### Material provided
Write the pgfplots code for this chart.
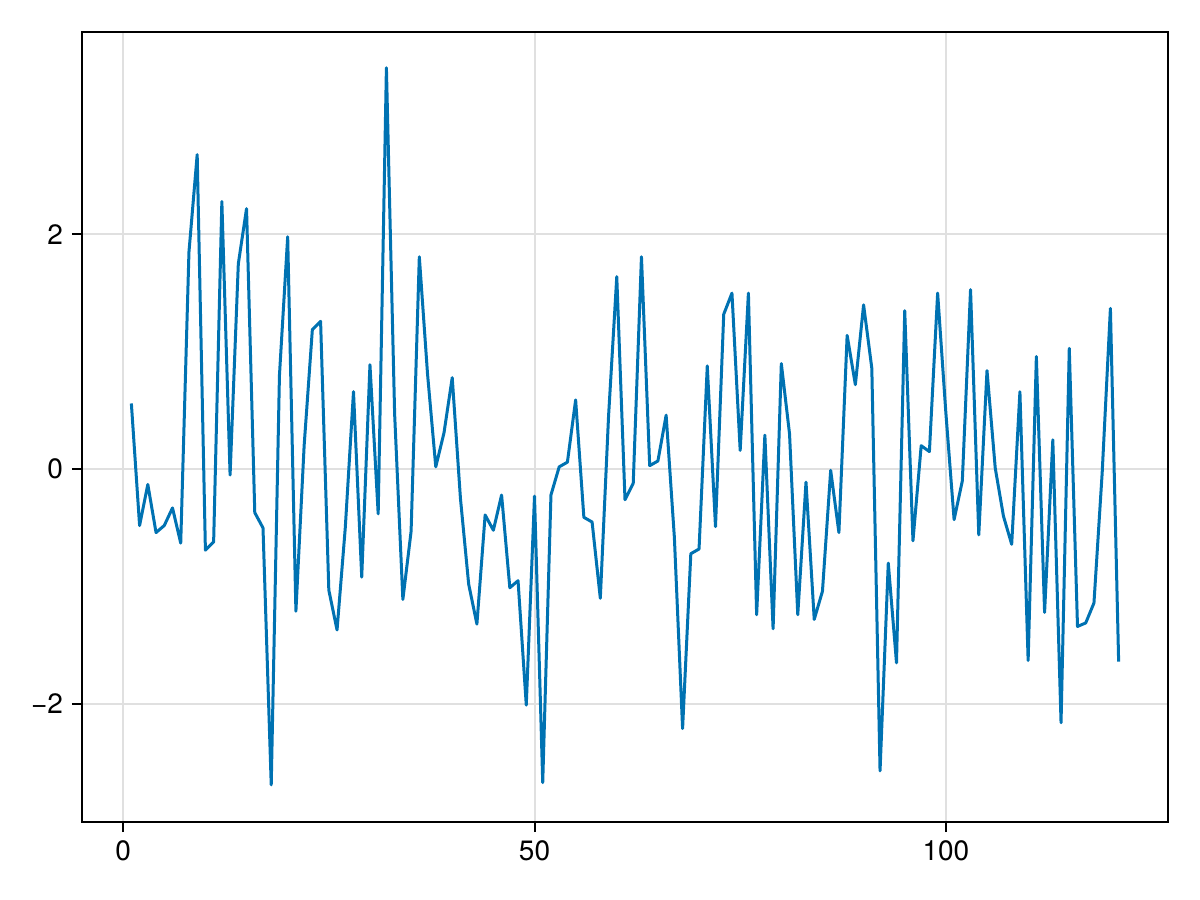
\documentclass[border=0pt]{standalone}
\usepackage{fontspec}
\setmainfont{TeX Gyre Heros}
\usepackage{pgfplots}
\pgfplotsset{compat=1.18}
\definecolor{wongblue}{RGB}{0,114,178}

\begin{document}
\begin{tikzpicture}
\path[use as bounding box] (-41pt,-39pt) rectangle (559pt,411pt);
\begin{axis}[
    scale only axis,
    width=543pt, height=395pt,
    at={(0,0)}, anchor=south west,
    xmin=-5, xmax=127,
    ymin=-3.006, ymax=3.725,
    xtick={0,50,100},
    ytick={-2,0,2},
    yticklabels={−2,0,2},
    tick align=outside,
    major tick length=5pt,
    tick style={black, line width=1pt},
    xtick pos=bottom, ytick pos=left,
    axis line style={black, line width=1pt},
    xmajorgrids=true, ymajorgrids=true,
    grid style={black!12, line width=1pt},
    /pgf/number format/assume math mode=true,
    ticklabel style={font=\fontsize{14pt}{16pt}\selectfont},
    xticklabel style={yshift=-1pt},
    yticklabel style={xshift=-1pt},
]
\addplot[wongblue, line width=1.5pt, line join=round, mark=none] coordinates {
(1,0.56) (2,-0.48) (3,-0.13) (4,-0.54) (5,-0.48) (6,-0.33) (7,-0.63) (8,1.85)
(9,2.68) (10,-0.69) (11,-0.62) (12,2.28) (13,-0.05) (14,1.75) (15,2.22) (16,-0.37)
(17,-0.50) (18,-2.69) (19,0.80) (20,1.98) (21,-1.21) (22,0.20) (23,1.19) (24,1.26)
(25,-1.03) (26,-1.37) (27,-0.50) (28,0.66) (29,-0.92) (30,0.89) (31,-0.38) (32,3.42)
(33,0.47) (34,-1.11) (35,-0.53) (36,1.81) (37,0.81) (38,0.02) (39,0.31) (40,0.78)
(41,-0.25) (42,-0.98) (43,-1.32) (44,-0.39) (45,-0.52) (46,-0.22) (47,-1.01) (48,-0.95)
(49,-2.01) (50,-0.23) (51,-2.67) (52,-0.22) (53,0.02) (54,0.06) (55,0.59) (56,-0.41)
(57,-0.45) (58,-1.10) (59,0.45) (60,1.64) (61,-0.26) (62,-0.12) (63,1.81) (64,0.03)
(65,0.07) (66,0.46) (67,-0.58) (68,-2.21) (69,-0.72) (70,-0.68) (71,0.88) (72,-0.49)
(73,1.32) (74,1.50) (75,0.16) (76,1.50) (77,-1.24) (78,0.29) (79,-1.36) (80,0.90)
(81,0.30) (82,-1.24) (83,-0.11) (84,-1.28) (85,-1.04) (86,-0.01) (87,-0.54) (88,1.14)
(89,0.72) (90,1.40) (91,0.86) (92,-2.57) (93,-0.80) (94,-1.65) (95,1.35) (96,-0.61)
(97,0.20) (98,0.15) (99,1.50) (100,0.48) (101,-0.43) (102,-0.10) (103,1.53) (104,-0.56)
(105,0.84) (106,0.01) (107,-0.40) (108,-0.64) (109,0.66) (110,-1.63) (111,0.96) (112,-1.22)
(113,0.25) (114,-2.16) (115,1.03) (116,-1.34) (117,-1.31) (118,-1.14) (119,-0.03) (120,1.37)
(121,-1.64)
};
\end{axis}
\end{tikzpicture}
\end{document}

### Brief
Copy the whole listing above word for word but do not carry over the pictures.

### Expected output
Write the pgfplots code for this chart.
\documentclass[border=0pt]{standalone}
\usepackage{fontspec}
\setmainfont{TeX Gyre Heros}
\usepackage{pgfplots}
\pgfplotsset{compat=1.18}
\definecolor{wongblue}{RGB}{0,114,178}

\begin{document}
\begin{tikzpicture}
\path[use as bounding box] (-41pt,-39pt) rectangle (559pt,411pt);
\begin{axis}[
    scale only axis,
    width=543pt, height=395pt,
    at={(0,0)}, anchor=south west,
    xmin=-5, xmax=127,
    ymin=-3.006, ymax=3.725,
    xtick={0,50,100},
    ytick={-2,0,2},
    yticklabels={−2,0,2},
    tick align=outside,
    major tick length=5pt,
    tick style={black, line width=1pt},
    xtick pos=bottom, ytick pos=left,
    axis line style={black, line width=1pt},
    xmajorgrids=true, ymajorgrids=true,
    grid style={black!12, line width=1pt},
    /pgf/number format/assume math mode=true,
    ticklabel style={font=\fontsize{14pt}{16pt}\selectfont},
    xticklabel style={yshift=-1pt},
    yticklabel style={xshift=-1pt},
]
\addplot[wongblue, line width=1.5pt, line join=round, mark=none] coordinates {
(1,0.56) (2,-0.48) (3,-0.13) (4,-0.54) (5,-0.48) (6,-0.33) (7,-0.63) (8,1.85)
(9,2.68) (10,-0.69) (11,-0.62) (12,2.28) (13,-0.05) (14,1.75) (15,2.22) (16,-0.37)
(17,-0.50) (18,-2.69) (19,0.80) (20,1.98) (21,-1.21) (22,0.20) (23,1.19) (24,1.26)
(25,-1.03) (26,-1.37) (27,-0.50) (28,0.66) (29,-0.92) (30,0.89) (31,-0.38) (32,3.42)
(33,0.47) (34,-1.11) (35,-0.53) (36,1.81) (37,0.81) (38,0.02) (39,0.31) (40,0.78)
(41,-0.25) (42,-0.98) (43,-1.32) (44,-0.39) (45,-0.52) (46,-0.22) (47,-1.01) (48,-0.95)
(49,-2.01) (50,-0.23) (51,-2.67) (52,-0.22) (53,0.02) (54,0.06) (55,0.59) (56,-0.41)
(57,-0.45) (58,-1.10) (59,0.45) (60,1.64) (61,-0.26) (62,-0.12) (63,1.81) (64,0.03)
(65,0.07) (66,0.46) (67,-0.58) (68,-2.21) (69,-0.72) (70,-0.68) (71,0.88) (72,-0.49)
(73,1.32) (74,1.50) (75,0.16) (76,1.50) (77,-1.24) (78,0.29) (79,-1.36) (80,0.90)
(81,0.30) (82,-1.24) (83,-0.11) (84,-1.28) (85,-1.04) (86,-0.01) (87,-0.54) (88,1.14)
(89,0.72) (90,1.40) (91,0.86) (92,-2.57) (93,-0.80) (94,-1.65) (95,1.35) (96,-0.61)
(97,0.20) (98,0.15) (99,1.50) (100,0.48) (101,-0.43) (102,-0.10) (103,1.53) (104,-0.56)
(105,0.84) (106,0.01) (107,-0.40) (108,-0.64) (109,0.66) (110,-1.63) (111,0.96) (112,-1.22)
(113,0.25) (114,-2.16) (115,1.03) (116,-1.34) (117,-1.31) (118,-1.14) (119,-0.03) (120,1.37)
(121,-1.64)
};
\end{axis}
\end{tikzpicture}
\end{document}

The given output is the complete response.